今年113冊目読了。経済評論家として人気を博する筆者が、自分の軸を持ち、生産的な提言や好循環をつくる変革を薦める一冊。

〈お薦め対象〉
本当の自分らしい人生を生きたい人
〈お薦め度(5段階評価)〉
★★★★★
〈実用度(5段階評価)〉
★★★★★

自分の問いは3つ。
『断らないとどういうことになるか?』には「コスト勘定で処理をされる。モノを深く考えないで済む。嫉妬されることを避けるがあまり、自分が持っていた突出した能力をなくす」。
『断るときに必要なことは?』には「常に自分の頭で考える。対等な人間関係であるという対等概念。自分に対して責任をすべて持てるのは自分一人だけ」。
『断った先にある世界とは?』には「自分が労力をかける分野を厳選して、そこだけに力を使う。

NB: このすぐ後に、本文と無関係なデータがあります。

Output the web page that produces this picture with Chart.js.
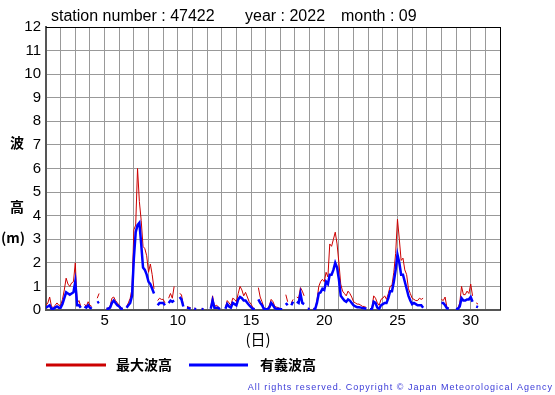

事実なんてない、あるのは認識だけだ。自分たちの限界を知るからこそ、お互いに学び合っていく」。

発売当初、大いに話題を呼んだが、今更ながら読んでみて「ああ、なるほどなぁ…」と非常に共感する。「人をファンにするには、時間の積み重ね、集中でしか磨けない圧倒的才能が必要」「言いたいことを言うからこそ多くのファンがいる」など、実際にそのような生き方を体現している筆者だからこそ、そこにパワフルな説得力が生まれる。

テレビ先行だと、どうしても勝手な「食わず嫌い」意識が出てしまうが、実際の主張を見ると非常に筋が通って、かつわかりやすい。そこを実践し続けているという自信が、厚みを持たせている。これは、タイミングがずれたが読んでよかった。いや、それぞれの本は、その人にとっての旬がある。読みたいというきっかけに惹かれるように読んだ時がベストタイミング、なのだろう。